Question-and-Answer Session
Operator
Thank you, sir. (Operator Instructions). Our first question will come from the line of Howard Rubel of Jefferies.
Howard Rubel - Jefferies & Co.
Thank you. Good morning, gentlemen.
Jeff Turner
Good morning, Howard.
Rick Schmidt
Good morning, Howard.
Howard Rubel - Jefferies & Co.
I want to talk about gross margin a little bit. I mean, it's significantly better than the fourth, but not quite as good as you've done. Could you put it in context of what you'd like to see for the balance of the year. And I mean, there are a number of offsetting items you have at some point of 320 rate change of 737, you might want to be preparing for some change there. And then, the 787 obviously becomes a greater part of the mix.
So how should we think about what you're going to do with them, what you can do with gross margin to improve it from where it is and deal with some of the challenges?
Jeff Turner
Well I think Howard. First of all clearly margins do come under pressure in reducing volume environment.

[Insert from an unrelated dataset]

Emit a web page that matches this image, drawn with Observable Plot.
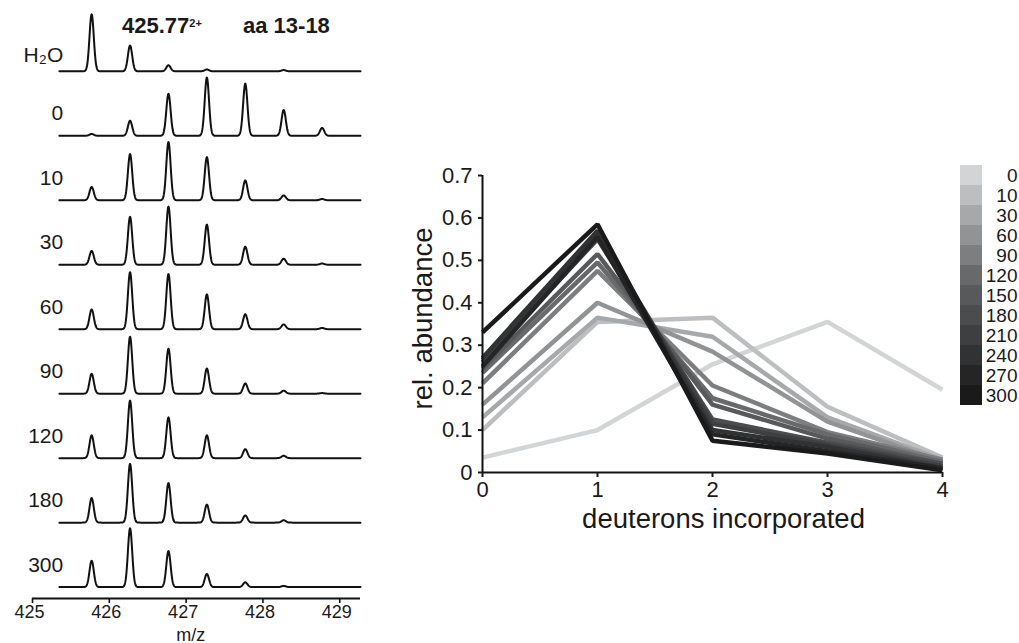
<!DOCTYPE html>
<html><head><meta charset="utf-8">
<script src="https://cdn.jsdelivr.net/npm/d3@7"></script>
<script src="https://cdn.jsdelivr.net/npm/@observablehq/plot@0.6"></script>
<style>
body{margin:0;background:#fff;width:1019px;height:643px;overflow:hidden;position:relative;font-family:"Liberation Sans",Arial,Helvetica,sans-serif;color:#1a1a1a}
.abs{position:absolute}
.ttl{font-weight:bold;font-size:22px;line-height:22px;white-space:nowrap}
</style></head><body>
<div id="left" class="abs" style="left:0;top:0"></div>
<div id="right" class="abs" style="left:400px;top:150px"></div>
<div id="legend" class="abs" style="left:950px;top:160px"></div>
<div class="abs ttl" style="left:122px;top:15px">425.77<sup style="font-size:11px;position:relative;top:-3px;vertical-align:top">2+</sup></div>
<div class="abs ttl" style="left:243px;top:15px">aa 13-18</div>
<script>
// ---------- left panel: mass spectra ----------
const mzPeaks = [425.77, 426.27, 426.77, 427.27, 427.77, 428.27, 428.77];
const spectrumLabels = ["H₂O", "0", "10", "30", "60", "90", "120", "180", "300"];
// relative peak heights (100 = tallest peak height in the stack)
const peaksH2O = [95, 43, 10, 3, 0, 2, 0];
const peaks0   = [3, 25, 70, 97, 87, 43, 13];
const peaks10  = [22, 77, 97, 72, 33, 8, 2];
const peaks30  = [23, 80, 97, 67, 30, 10, 2];
const peaks60  = [33, 95, 92, 58, 25, 8, 2];
const peaks90  = [33, 95, 75, 42, 17, 5, 1];
const peaks120 = [38, 96, 68, 38, 15, 4, 0];
const peaks180 = [41, 98, 66, 30, 12, 4, 0];
const peaks300 = [44, 98, 60, 22, 8, 2, 0];
const mzTicks = [425, 426, 427, 428, 429];

// ---------- right panel: deuteron distribution ----------
const deuterons = [0, 1, 2, 3, 4];
const times = [0, 10, 30, 60, 90, 120, 150, 180, 210, 240, 270, 300];
const abund0   = [0.035, 0.10, 0.255, 0.355, 0.195];
const abund10  = [0.10, 0.355, 0.365, 0.155, 0.035];
const abund30  = [0.13, 0.365, 0.32, 0.13, 0.03];
const abund60  = [0.16, 0.40, 0.285, 0.12, 0.025];
const abund90  = [0.21, 0.475, 0.205, 0.095, 0.03];
const abund120 = [0.235, 0.495, 0.175, 0.09, 0.025];
const abund150 = [0.245, 0.515, 0.16, 0.08, 0.02];
const abund180 = [0.26, 0.55, 0.125, 0.07, 0.02];
const abund210 = [0.265, 0.565, 0.115, 0.065, 0.015];
const abund240 = [0.27, 0.57, 0.10, 0.06, 0.01];
const abund270 = [0.25, 0.555, 0.09, 0.05, 0.01];
const abund300 = [0.33, 0.585, 0.075, 0.045, 0.005];
const yTicks = [0, 0.1, 0.2, 0.3, 0.4, 0.5, 0.6, 0.7];
const grays = ["#d3d4d6","#bdbec0","#a7a8aa","#929395","#7d7e80","#68696b","#58595b","#4b4c4e","#3e3f41","#313233","#252526","#1a1a1a"];

const FONT = "'Liberation Sans', Arial, Helvetica, sans-serif";

// build spectrum profiles from the peak lists
const spectra = [peaksH2O, peaks0, peaks10, peaks30, peaks60, peaks90, peaks120, peaks180, peaks300];
const gap = 1.075, sigma = 0.028, mzStart = 425.35, mzEnd = 429.27, step = 0.004;
const profile = [];
spectra.forEach((h, i) => {
  const base = (spectra.length - 1 - i) * gap;
  const n = Math.round((mzEnd - mzStart) / step);
  for (let k = 0; k <= n; k++) {
    const m = mzStart + k * step;
    let v = 0;
    mzPeaks.forEach((c, j) => { v += h[j] / 100 * Math.exp(-((m - c) ** 2) / (2 * sigma * sigma)); });
    profile.push({mz: m, y: base + v, s: spectrumLabels[i]});
  }
});
const labelData = spectrumLabels.map((s, i) => ({s, y: (spectra.length - 1 - i) * gap + (i === 0 ? 0.26 : 0.37)}));
const axisY0 = -0.19, tickLen = 5 / 60;

const left = Plot.plot({
  width: 370, height: 643, marginLeft: 32, marginRight: 10, marginTop: 0, marginBottom: 45,
  x: {domain: [425, 429.27]},
  y: {domain: [axisY0, 9.78], axis: null},
  style: {fontFamily: FONT, color: "#1a1a1a", background: "transparent", overflow: "visible"},
  marks: [
    Plot.line(profile, {x: "mz", y: "y", z: "s", stroke: "#111", strokeWidth: 2}),
    Plot.ruleY([axisY0], {x1: 425, x2: 429.27, strokeWidth: 2, stroke: "#111"}),
    Plot.ruleX(mzTicks, {y1: axisY0, y2: axisY0 - tickLen, strokeWidth: 1.6, stroke: "#111"}),
    Plot.axisX(mzTicks, {tickSize: 5, tickPadding: 2, fontSize: 18, dx: -3, strokeOpacity: 0, label: null}),
    Plot.text(labelData, {x: 425.40, y: "y", text: "s", textAnchor: "end", fontSize: 21, fill: "#1a1a1a"}),
    Plot.text(["m/z"], {x: 427.06, y: -0.80, fontSize: 18, fill: "#1a1a1a"})
  ]
});
document.getElementById("left").appendChild(left);

// right line chart
const series = [abund0, abund10, abund30, abund60, abund90, abund120, abund150, abund180, abund210, abund240, abund270, abund300];
const lineData = times.flatMap((t, i) => deuterons.map((d, j) => ({d, v: series[i][j], t})));

const right = Plot.plot({
  width: 560, height: 400, marginLeft: 82, marginRight: 18, marginTop: 25, marginBottom: 78,
  x: {domain: [0, 4]},
  y: {domain: [0, 0.7]},
  color: {type: "ordinal", domain: times, range: grays},
  style: {fontFamily: FONT, color: "#1a1a1a", background: "transparent", overflow: "visible"},
  marks: [
    Plot.line(lineData, {x: "d", y: "v", z: "t", stroke: "t", strokeWidth: 4.5, strokeLinejoin: "miter", strokeLinecap: "butt"}),
    Plot.ruleX([0], {y1: 0, y2: 0.7, strokeWidth: 2, stroke: "#111"}),
    Plot.ruleY([0], {x1: 0, x2: 4, strokeWidth: 2, stroke: "#111"}),
    Plot.axisY(yTicks, {tickSize: 4, tickPadding: 6, fontSize: 22, strokeWidth: 2, label: null, tickFormat: d => d === 0 ? "0" : d.toFixed(1)}),
    Plot.axisX(deuterons, {tickSize: 5, tickPadding: 4, fontSize: 22, strokeWidth: 2, label: null, tickFormat: d => String(d)}),
    Plot.text(["deuterons incorporated"], {x: 2.096, y: -0.111, fontSize: 27.5, fill: "#1a1a1a"}),
    Plot.text(["rel. abundance"], {x: -0.513, y: 0.363, rotate: -90, fontSize: 27.5, fill: "#1a1a1a"})
  ]
});
document.getElementById("right").appendChild(right);

// legend
const legend = Plot.plot({
  width: 69, height: 250, marginLeft: 10, marginRight: 37, marginTop: 5, marginBottom: 5,
  y: {type: "band", domain: times, padding: 0, axis: null},
  color: {type: "ordinal", domain: times, range: grays},
  style: {fontFamily: FONT, color: "#1a1a1a", background: "transparent", overflow: "visible"},
  marks: [
    Plot.cell(times, {y: d => d, fill: d => d}),
    Plot.text(times, {y: d => d, text: d => String(d), frameAnchor: "right", dx: 35, textAnchor: "end", fontSize: 19, fill: "#1a1a1a"})
  ]
});
document.getElementById("legend").appendChild(legend);
</script>
</body></html>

Also I'd remind you of the difference in margins as we shift to newer products, specifically the 787, we've talked about that in the past.
Clearly, we remained focused on working margins and productivity in our processes and so on. But I do think we're in a period of time where margin expansion is going to be difficult, and managing it to the right balance is appropriate for us, as we look to manage effectively through whatever downturn happens to be here, and prepare our self for the upside. Rick, you have anything to add to that?
Rick Schmidt
Yeah, I would add to that Jeff. If you just look at margins for the remainder of 2009, and I got you saw from the margin percentage standpoint in the first quarter is pretty much what you'll see for the rest of the year.
Now right now, all of our current contract locks largely extend through the end of this year. So, we're approaching to end of these locks and usually at the end of the blocks you don't have a lot in away of the prices or adjustments in your contract profitability, because most of it is driven by actual costs it's behind you.
So, pretty consistent margins in the second half, Jeff mentioned mix, certainly, 787 as we've talked about in prior calls has lower margin on a base business. So that picks up, that will generate some downward pressure on margins. But offsetting that is some revenue recognition and profit recognition on some of our newer programs, which have somewhat better margins than our legacy programs, and also our aftermarket business continues to do well. And it has somewhat better margins than our legacy business.